TAXATION: Everald Dewar | To be or not to be ‘employed’ - That is the tax question
Most accountants and tax advisers have at some time been asked the question that apparently needs care in answering: Am I correct in treating certain service providers as self-employed?
The writer has been asked this question in a case described below. It is not about providing the answer, but in order to deal with the unanswerable I will give one salient pointer: It is all about control.
It is necessary to familiarise oneself with the relevant legal rules, but because of the risk of losing readers who, like myself, find tax laws indigestible, I will give a practical example.
A medium-sized consulting company has been treating a
number of individuals as self-employed for several years. During a pay-as-you-earn (PAYE) compliance review, the revenue officer challenged this treatment and stated that the individuals should have been treated as employees.
The company objected, stating that the individuals work for the company only on the understanding that they will be treated as self-employed, and that they would go elsewhere if the company seeks to treat them as employees.
The tax officer considered the situation and made a formal ruling that these individuals were employees and issued an assessment for outstanding PAYE.
The company turned to the writer for guidance, and a suggestion was made that rather than seeking to challenge the ruling and probably losing the case, the company should request that the individuals be allowed to file self-employed tax returns.
Further, there were individuals that were definitely employed and the company should seek to shift the burden of PAYE to those individuals.
The result: Some demanded more pay to compensate for the tax and, as predicted, some moved on at the first mention of employment.
EMPLOYED VS
SELF-EMPLOYED
Under normal circumstances the answer to the difference between someone who is self-employed as opposed to being an employee is straight-forward. That is to say an employed person operates under a 'contract of service' and is subject to the supervision, control and directions of the employer as to how the work is done, while a contractor - the self-employed - does not.
The question of control is at the heart of the issue.
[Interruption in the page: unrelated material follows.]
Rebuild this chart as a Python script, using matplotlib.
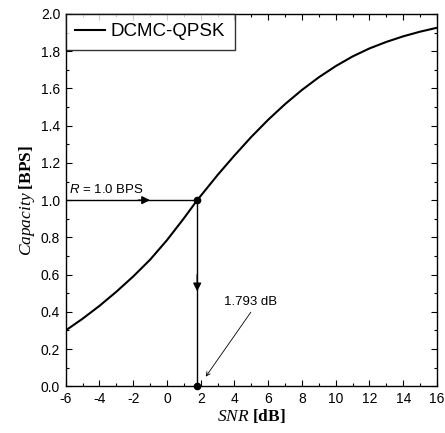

In the case of a soldier, his duty as described in 'The Charge of the Light Brigade', a poem by Lord Tennyson, is straight-forward: "Theirs not to make reply, Theirs not to reason why, Theirs but to do and die".
But sometimes things are not as straight-forward as a soldier's duty. Persons who would normally be considered employees have negotiated contracts in which they deem themselves to be self-employed. The problem is compounded where the contract could be performed by an employed as well as a self-employed person.
The law was amended in 1996 and provides that where a contract makes someone self-employed but is nevertheless subject to control and direction, as to when, where and how duties are conducted, that person is seen by law to be working as an employee and will have tax deducted from fees paid for the service.
He could instead contract his services through a limited liability company set up for that purpose.
The law recognises that tax can be avoided naturally by the use of companies where the service is supplied through the company. However, the individual performing the service is controlled by the person to whom the service is supplied and that individual is deemed to be employed.
It should be noted that where the person procuring the service sets the working conditions under which the worker carries out the task, the special rule will apply where there is a right of supervision, direction and control, and not necessarily that those rights are exercised. This should not be confused, however, with legitimate suppliers of service who are genuinely self-employed - take, for example, the position of an entertainer who sets up his own company and contracts out his services to third parties.
During my high school years I was fond of The Death Merchant, a series of action-adventure books written by Joseph Rosenberger. Richard Camellion, a fictional character, gets the impossible missions, the operations that cannot be handled by the FBI, CIA, or any other legal or extra-legal force. He is told what needs to be done but not how. His contractor will deny his existence if he is captured.
This I would advise, dear reader, is an example of being self-employed.